I know, I know it is silly and stupid but there itis. The emphasis is on being a game player and artists force themselves into the whole Faustian deal, get terrific rewards until the devil demands his due and forget about tomorrow. If you are IN the game it works, and if you are not in the game then you are a pariah, a fool, a dolt, an outcast, an untouchable, lower than low. I know the feeling well. It is what I have experienced explicitly and implicity for a long time. You also get their contempt, yes the contempt they have for those not on their plane, or perhaps it is really fear of the outsider, I don't really know. But it is there and they punish you in various ways, keeping you away from the goodies, the awards, the loot, the legitimacy. The irony for many of these folks is eventually the tab comes due and they crash and disapear, give up art, go on to selling aluminum siding, whatever.

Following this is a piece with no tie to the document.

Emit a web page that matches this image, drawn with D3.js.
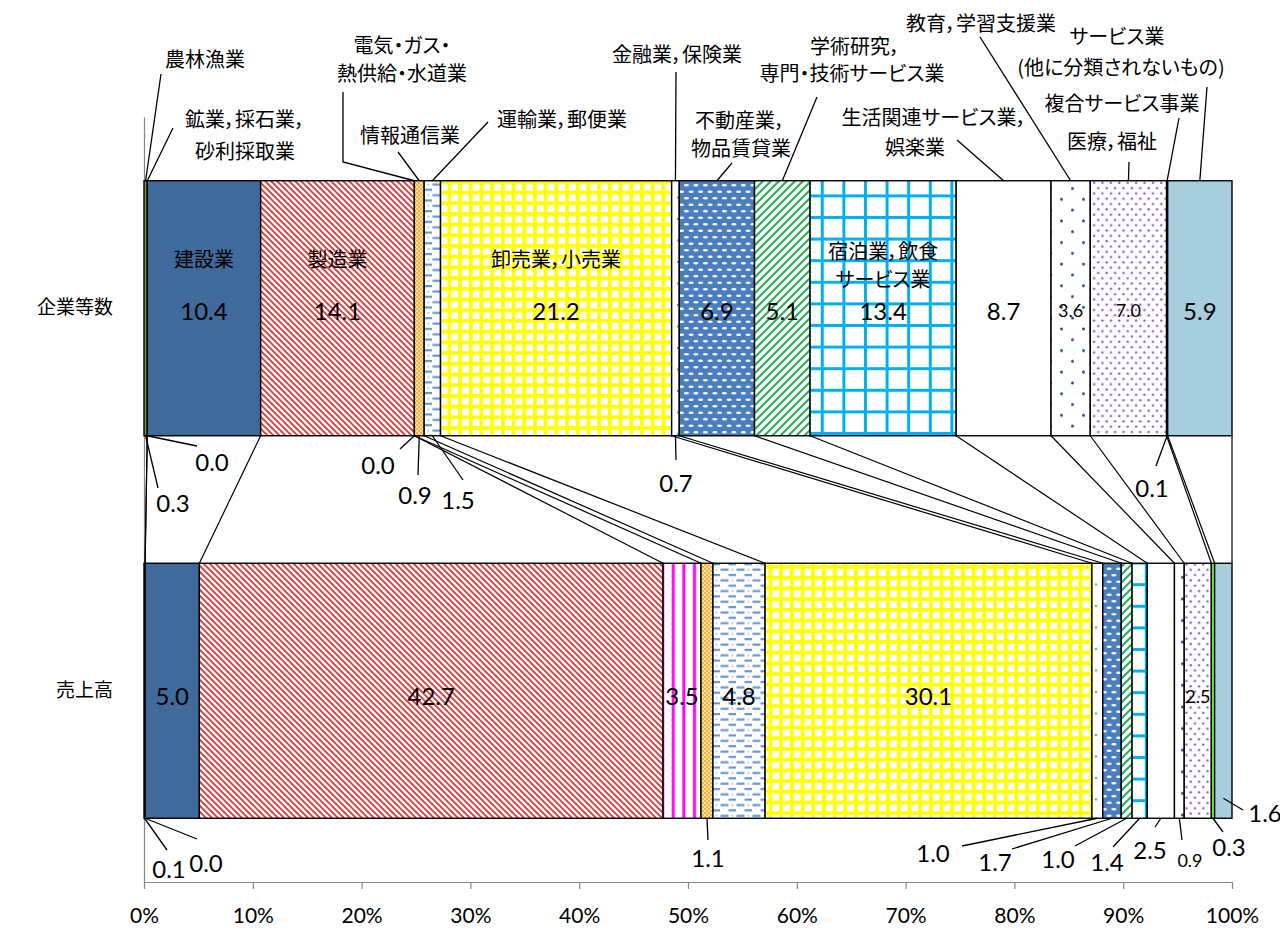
<!DOCTYPE html>
<html>
<head>
<meta charset="utf-8">
<script src="https://cdn.jsdelivr.net/npm/d3@7"></script>
<style>
  body { margin: 0; background: #fff; }
  svg { display: block; }
  .jp { font-family: "Noto Sans CJK JP", sans-serif; font-size: 20px; font-feature-settings: "palt" 1; fill: #000; }
  .num { font-family: Lato, "Noto Sans", sans-serif; font-size: 24px; fill: #000; }
  .num.small { font-size: 18px; }
</style>
</head>
<body>
<svg id="chart" width="1280" height="930"></svg>
<script>
// categories (bars) and industries (stacked segments)
var categories = ['企業等数', '売上高'];

var industryLines = [
  ['農林漁業'],
  ['鉱業，採石業，', '砂利採取業'],
  ['建設業'],
  ['製造業'],
  ['電気・ガス・', '熱供給・水道業'],
  ['情報通信業'],
  ['運輸業，郵便業'],
  ['卸売業，小売業'],
  ['金融業，保険業'],
  ['不動産業，', '物品賃貸業'],
  ['学術研究，', '専門・技術サービス業'],
  ['宿泊業，飲食', 'サービス業'],
  ['生活関連サービス業，', '娯楽業'],
  ['教育，学習支援業'],
  ['医療，福祉'],
  ['複合サービス事業'],
  ['サービス業', '(他に分類されないもの)']
];

// shares in %
var firmShares = [0.3, 0.0, 10.4, 14.1, 0.0, 0.9, 1.5, 21.2, 0.7, 6.9, 5.1, 13.4, 8.7, 3.6, 7.0, 0.1, 5.9];
var salesShares = [0.1, 0.0, 5.0, 42.7, 3.5, 1.1, 4.8, 30.1, 1.0, 1.7, 1.0, 1.4, 2.5, 0.9, 2.5, 0.3, 1.6];

var tickValues = [0, 0.1, 0.2, 0.3, 0.4, 0.5, 0.6, 0.7, 0.8, 0.9, 1];

var svg = d3.select('#chart');
var defs = svg.append('defs');

// helper for fill patterns
function pattern(id, w, h, draw) {
  var p = defs.append('pattern')
    .attr('id', id)
    .attr('patternUnits', 'userSpaceOnUse')
    .attr('width', w)
    .attr('height', h);
  draw(p, w, h);
}

pattern('p-mfg', 6, 6, function (p) {
  p.append('rect').attr('width', 6).attr('height', 6).attr('fill', '#fff');
  p.append('path')
    .attr('d', 'M0,0L6,6M-1.5,4.5L1.5,7.5M4.5,-1.5L7.5,1.5')
    .attr('stroke', '#DC3A3A').attr('stroke-width', 1.9);
});
pattern('p-elec', 10.6, 10, function (p) {
  p.append('rect').attr('width', 10.6).attr('height', 10).attr('fill', '#fff');
  p.append('rect').attr('x', 4).attr('width', 3).attr('height', 10).attr('fill', '#FF00FF');
});
pattern('p-info', 4, 4, function (p) {
  p.append('rect').attr('width', 4).attr('height', 4).attr('fill', '#FCE0A6');
  p.append('rect').attr('width', 2).attr('height', 2).attr('fill', '#F7B33E');
  p.append('rect').attr('x', 2).attr('y', 2).attr('width', 2).attr('height', 2).attr('fill', '#F7B33E');
});
pattern('p-trans', 16, 10.7, function (p) {
  p.append('rect').attr('width', 16).attr('height', 10.7).attr('fill', '#fff');
  p.append('rect').attr('x', 0.5).attr('y', 1.5).attr('width', 8).attr('height', 2.2).attr('fill', '#6A96CF');
  p.append('rect').attr('x', 8.5).attr('y', 6.8).attr('width', 8).attr('height', 2.2).attr('fill', '#6A96CF');
  p.append('circle').attr('cx', 12.5).attr('cy', 2.6).attr('r', 0.9).attr('fill', '#9DB9E0');
});
pattern('p-retail', 10.7, 10.7, function (p) {
  p.append('rect').attr('width', 10.7).attr('height', 10.7).attr('fill', '#FFFF00');
  p.append('rect').attr('x', 1.8).attr('y', 1.8).attr('width', 7).attr('height', 7).attr('fill', '#fff');
});
pattern('p-fin', 11, 21.5, function (p) {
  p.append('rect').attr('width', 11).attr('height', 21.5).attr('fill', '#fff');
  p.append('circle').attr('cx', 7).attr('cy', 4).attr('r', 1.1).attr('fill', '#37A84A');
});
pattern('p-estate', 9.5, 13, function (p) {
  p.append('rect').attr('width', 9.5).attr('height', 13).attr('fill', '#4A7EBF');
  p.append('ellipse').attr('cx', 2.4).attr('cy', 3.2).attr('rx', 2.5).attr('ry', 1.3).attr('fill', '#fff');
  p.append('ellipse').attr('cx', 7.15).attr('cy', 9.7).attr('rx', 2.5).attr('ry', 1.3).attr('fill', '#fff');
  p.append('ellipse').attr('cx', 11.9).attr('cy', 3.2).attr('rx', 2.5).attr('ry', 1.3).attr('fill', '#fff');
});
pattern('p-sci', 8, 8, function (p) {
  p.append('rect').attr('width', 8).attr('height', 8).attr('fill', '#fff');
  p.append('path')
    .attr('d', 'M0,8L8,0M-2,2L2,-2M6,10L10,6')
    .attr('stroke', '#2EAE5C').attr('stroke-width', 2.2);
});
pattern('p-hotel', 21.6, 21.6, function (p) {
  p.append('rect').attr('width', 21.6).attr('height', 21.6).attr('fill', '#fff');
  p.append('rect').attr('x', 0).attr('width', 3).attr('height', 21.6).attr('fill', '#00B0F0');
  p.append('rect').attr('y', 0).attr('width', 21.6).attr('height', 3).attr('fill', '#00B0F0');
});
pattern('p-edu', 22, 21.6, function (p) {
  p.append('rect').attr('width', 22).attr('height', 21.6).attr('fill', '#fff');
  p.append('circle').attr('cx', 5.5).attr('cy', 5).attr('r', 1.5).attr('fill', '#2A4A84');
  p.append('circle').attr('cx', 16.5).attr('cy', 15.8).attr('r', 1.5).attr('fill', '#2A4A84');
});
pattern('p-med', 8.4, 10.6, function (p) {
  p.append('rect').attr('width', 8.4).attr('height', 10.6).attr('fill', '#fff');
  p.append('circle').attr('cx', 2.1).attr('cy', 2.6).attr('r', 1.2).attr('fill', '#9457C9');
  p.append('circle').attr('cx', 6.3).attr('cy', 7.9).attr('r', 1.2).attr('fill', '#9457C9');
});

var fills = [
  '#77933C', '#595959', '#3F6A9B', 'url(#p-mfg)', 'url(#p-elec)', 'url(#p-info)',
  'url(#p-trans)', 'url(#p-retail)', 'url(#p-fin)', 'url(#p-estate)', 'url(#p-sci)',
  'url(#p-hotel)', '#FFFFFF', 'url(#p-edu)', 'url(#p-med)', '#66FF33', '#A6CEDC'
];

// scales
var x = d3.scaleLinear().domain([0, 1]).range([144, 1232]);
var y = d3.scaleBand()
  .domain(categories)
  .range([117, 882])
  .paddingInner(1 / 3)
  .paddingOuter(1 / 6);
var bw = y.bandwidth();

// 100% stack
var shareSets = [firmShares, salesShares];
var rows = categories.map(function (c, j) {
  var r = { category: c };
  industryLines.forEach(function (n, i) { r[i] = shareSets[j][i]; });
  return r;
});
var series = d3.stack()
  .keys(d3.range(industryLines.length))
  .offset(d3.stackOffsetExpand)(rows);

var fmt = d3.format('.1f');

// axes
var xAxis = svg.append('g')
  .attr('transform', 'translate(0,' + 882 + ')')
  .call(d3.axisBottom(x).tickValues(tickValues).tickFormat(d3.format('.0%')).tickSize(7).tickSizeOuter(0));
xAxis.selectAll('path,line').attr('stroke', '#868686').attr('stroke-width', 1.2);
xAxis.selectAll('text')
  .attr('y', 34).attr('dy', '0.35em')
  .attr('fill', '#000')
  .style('font-family', 'Lato, sans-serif')
  .style('font-size', '21px');

var yAxis = svg.append('g')
  .attr('transform', 'translate(144,0)')
  .call(d3.axisLeft(y).tickSize(0).tickPadding(31));
yAxis.select('.domain').attr('stroke', '#868686').attr('stroke-width', 1.2);
yAxis.selectAll('text')
  .attr('fill', '#000')
  .style('font-family', '"Noto Sans CJK JP", sans-serif')
  .style('font-size', '19px');

// series lines between the two bars
svg.append('g')
  .selectAll('line')
  .data(series)
  .join('line')
  .attr('x1', function (s) { return x(s[0][1]); })
  .attr('y1', y(categories[0]) + bw)
  .attr('x2', function (s) { return x(s[1][1]); })
  .attr('y2', y(categories[1]))
  .attr('stroke', '#000')
  .attr('stroke-width', 1.2);

// segments
svg.append('g')
  .selectAll('g')
  .data(series)
  .join('g')
  .attr('fill', function (s, i) { return fills[i]; })
  .selectAll('rect')
  .data(function (s) { return s; })
  .join('rect')
  .attr('x', function (d) { return x(d[0]); })
  .attr('y', function (d) { return y(d.data.category); })
  .attr('width', function (d) { return Math.max(0, x(d[1]) - x(d[0])); })
  .attr('height', bw)
  .attr('stroke', '#000')
  .attr('stroke-width', 1.4);

function segMid(j, i) {
  var d = series[i][j];
  return x((d[0] + d[1]) / 2);
}
function center(j) { return y(categories[j]) + bw / 2; }

// names written inside segments (dy from bar centre)
var insideNames = [
  { j: 0, i: 2, dy: [-50] },
  { j: 0, i: 3, dy: [-50] },
  { j: 0, i: 7, dy: [-50] },
  { j: 0, i: 11, dy: [-58, -30] }
];
insideNames.forEach(function (c) {
  industryLines[c.i].forEach(function (t, k) {
    svg.append('text').attr('class', 'jp')
      .attr('x', segMid(c.j, c.i))
      .attr('y', center(c.j) + c.dy[k])
      .attr('text-anchor', 'middle')
      .attr('dominant-baseline', 'central')
      .text(t);
  });
});

// values written inside segments
var insideValues = [
  { j: 0, idx: [2, 3, 7, 9, 10, 11, 12, 13, 14, 16], small: [13, 14], dy: 2 },
  { j: 1, idx: [2, 3, 4, 6, 7, 14], small: [14], dy: 5 }
];
insideValues.forEach(function (g) {
  g.idx.forEach(function (i) {
    svg.append('text')
      .attr('class', g.small.indexOf(i) >= 0 ? 'num small' : 'num')
      .attr('x', segMid(g.j, i))
      .attr('y', center(g.j) + g.dy)
      .attr('text-anchor', 'middle')
      .attr('dominant-baseline', 'central')
      .text(fmt(shareSets[g.j][i]));
  });
});

// callouts with leader lines: edge = side of the bar the leader starts from
var nameCallouts = [
  { i: 0, pts: [[161, 74]], tx: [205], ty: [58] },
  { i: 1, pts: [[173, 128]], tx: [245, 245], ty: [118, 150] },
  { i: 4, pts: [[343, 162], [343, 92]], tx: [402, 402], ty: [44, 72] },
  { i: 5, pts: [[398, 152]], tx: [410], ty: [134] },
  { i: 6, pts: [[488, 122]], tx: [562], ty: [118] },
  { i: 8, pts: [[676, 72]], tx: [677], ty: [53] },
  { i: 9, pts: [[732, 163]], tx: [740, 741], ty: [119, 147] },
  { i: 10, pts: [[817, 97]], tx: [855, 852], ty: [45, 72] },
  { i: 12, pts: [[957, 140]], tx: [934, 915], ty: [116, 146] },
  { i: 13, pts: [[980, 37]], tx: [981], ty: [22] },
  { i: 14, pts: [[1129, 162]], tx: [1112], ty: [140] },
  { i: 15, pts: [[1179, 118]], tx: [1122], ty: [102] },
  { i: 16, pts: [[1207, 87]], tx: [1117, 1121], ty: [35, 66] }
];
nameCallouts.forEach(function (c) {
  var a = [segMid(0, c.i), y(categories[0])];
  svg.append('path')
    .attr('d', d3.line()([a].concat(c.pts)))
    .attr('fill', 'none').attr('stroke', '#000').attr('stroke-width', 1.3);
  industryLines[c.i].forEach(function (t, k) {
    svg.append('text').attr('class', 'jp')
      .attr('x', c.tx[k]).attr('y', c.ty[k])
      .attr('text-anchor', 'middle')
      .attr('dominant-baseline', 'central')
      .text(t);
  });
});

var valueCallouts = [
  { j: 0, i: 0, pts: [[158, 488]], tx: 173, ty: 502 },
  { j: 0, i: 1, pts: [[197, 446]], tx: 212, ty: 461 },
  { j: 0, i: 4, pts: [[400, 449]], tx: 378, ty: 464 },
  { j: 0, i: 5, pts: [[418, 475]], tx: 415, ty: 494 },
  { j: 0, i: 6, pts: [[463, 480]], tx: 458, ty: 499 },
  { j: 0, i: 8, pts: [[676, 460]], tx: 676, ty: 482 },
  { j: 0, i: 15, pts: [[1156, 466]], tx: 1152, ty: 487 },
  { j: 1, i: 0, pts: [[167, 850]], tx: 169, ty: 868 },
  { j: 1, i: 1, pts: [[197, 839]], tx: 206, ty: 862 },
  { j: 1, i: 5, pts: [[708, 840]], tx: 708, ty: 857 },
  { j: 1, i: 8, pts: [[962, 846]], tx: 933, ty: 852 },
  { j: 1, i: 9, pts: [[1012, 849]], tx: 995, ty: 861 },
  { j: 1, i: 10, pts: [[1075, 846]], tx: 1058, ty: 858 },
  { j: 1, i: 11, pts: [[1113, 847]], tx: 1107, ty: 861 },
  { j: 1, i: 12, pts: [[1155, 827]], tx: 1150, ty: 849 },
  { j: 1, i: 13, pts: [[1182, 840]], tx: 1190, ty: 860, small: true },
  { j: 1, i: 15, pts: [[1223, 832]], tx: 1229, ty: 846 },
  { j: 1, i: 16, pts: [[1243, 810]], tx: 1265, ty: 812, ady: -20 }
];
valueCallouts.forEach(function (c) {
  var a = [segMid(c.j, c.i), y(categories[c.j]) + bw + (c.ady || 0)];
  svg.append('path')
    .attr('d', d3.line()([a].concat(c.pts)))
    .attr('fill', 'none').attr('stroke', '#000').attr('stroke-width', 1.3);
  svg.append('text')
    .attr('class', c.small ? 'num small' : 'num')
    .attr('x', c.tx).attr('y', c.ty)
    .attr('text-anchor', 'middle')
    .attr('dominant-baseline', 'central')
    .text(fmt(shareSets[c.j][c.i]));
});
</script>
</body>
</html>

The reason I bring all this up (besides whining and snivelling) is to pass on , as I believe it is important to pass on in any tribe the history and rules of the game you are in to the next generation. My shot at it is over. I haven't played the game very well so I should not complain too loudly that I have not shared in the rewards. I am sad about it but not very angry any more, that takes up too much energy, and frankly, I don't think it will ever change. What I do believe is that anyone looking at an art career ought to really think about the ramifications of such a rash act. What you should think about are issues like,"Could I do this for a long time with few rewards but inner pleasure and would that be enough?" Or, "Should I get in the game and pursue the success god and forget about the price tag?"

We exist in a brutal world. Art is seldom a part of it. We who attempt to create it need it. Everyone else is getting a part of the dream. What's in it for them? It seems we just do things and hope it will all work out. Sometimes it does. You catch a break, a patron comes out of nowhere, you get lucky, you're in the right place at the right time. And other times, you are ground up and and put in the sausage.

I guess it winds up being just the kind of game you can live with.